CIOs find job is multifaceted
- By Dibya Sarkar
- Apr 10, 2003
State government chief information officers say their responsibilities are becoming increasingly diverse but difficult as they try to provide an organizationwide focus on technology in these tight budget times.
Aldona Valicenti, Kentucky's CIO, said the joke that CIO stood for "career is over" no longer applies. She said CIOs must also perform the duties of manager, lobbyist, politician, public relations consultant, policy advisory mediator, budget expert, change agent, public speaker, procurement expert "and sometimes a technologist."
"CIOs and [information technology] professionals in general need to think and talk in terms of policy outcomes," said Thom Rubel, the National Governors Association's director for the state IT program.
He said agency leaders don't think of CIOs as business people and most policy-makers view IT as a way to implement policy, not as a potential solution. CIOs, he said, must explain to agencies and their executive branches how data integration or information sharing can help a particular problem and serve as an outcome.
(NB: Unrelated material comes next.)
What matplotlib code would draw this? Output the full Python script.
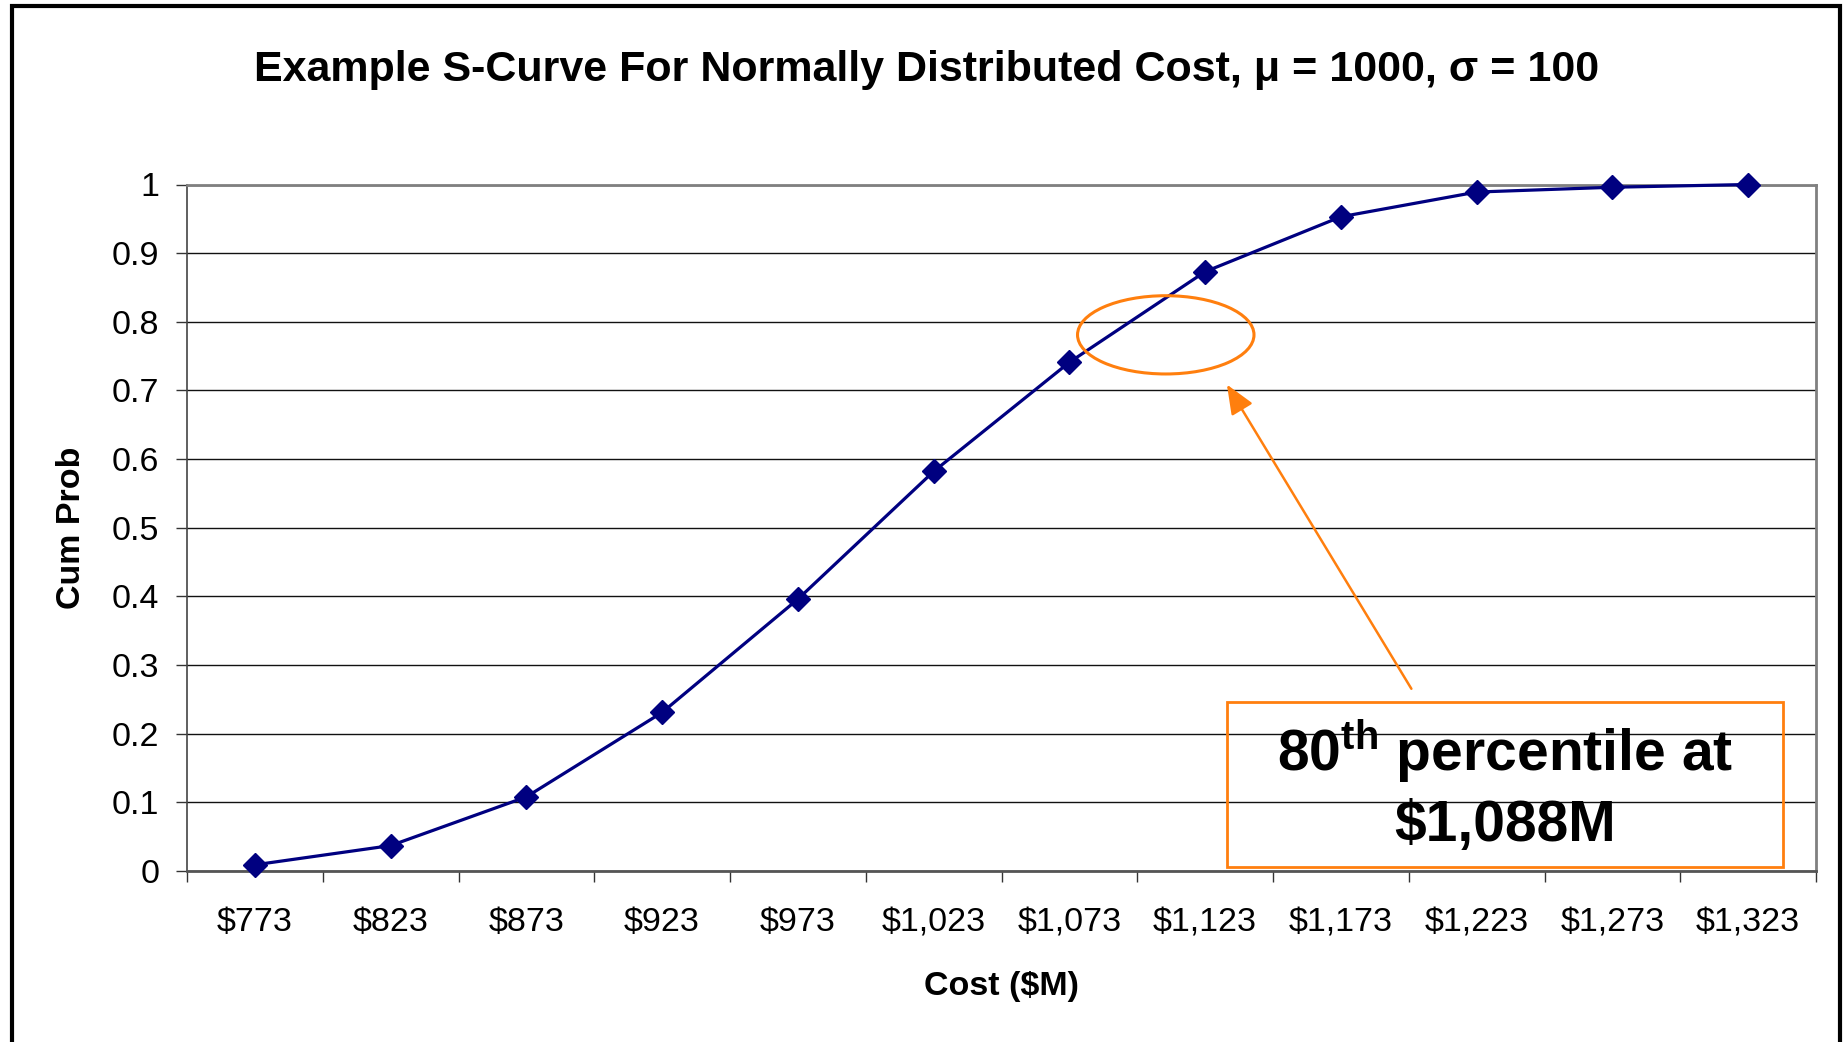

Rubel also said language is critical when conveying the importance of business processes and their relevance to policy outcomes. For example, he said the term "enterprise" doesn't resonate with other government officials as "statewide" or "agencywide" does.
New York CIO James Dillon said he is hardly ever a technologist anymore, but is "trying to bring some order to the chaos we are in right now," referring to the budget crisis his state and others are facing. He's focusing on a statewide approach to implementing technology, but he said that trying to do it "on a shoe string" is very difficult.
In an informal poll at the National Association of State Chief Information Officers' midyear conference, 100 percent said they believed that central authority on IT development was seen as a threat to agency leaders. The April 8 panel discussion on the role of CIO was held at the conference.
Steve Dawson, who was appointed New Jersey's CIO last year but recently took on the responsibilities of chief technology officer as well, said that with a $5 billion to $6 billion budget deficit, he no longer has the luxury of experimenting with new technologies. Instead he's focusing on making smart IT choices, meeting agency needs and fostering partnerships with agencies, other governments and the private sector.
His responsibilities include digital services, domestic preparedness, disaster recovery, diversity in IT suppliers including women- and minority-owned businesses, and departmental outreach to business stakeholders and chiefs of staff, which he said was his most important duty.
Rubel said there is also the emerging role of a chief operating officer — a model pulled from the private sector — whose sole duty is to ensure that government agencies deliver services to businesses and citizens.
Rubel said the serving citizens and businesses better is going to become more important because many see it as an economic competitiveness issue.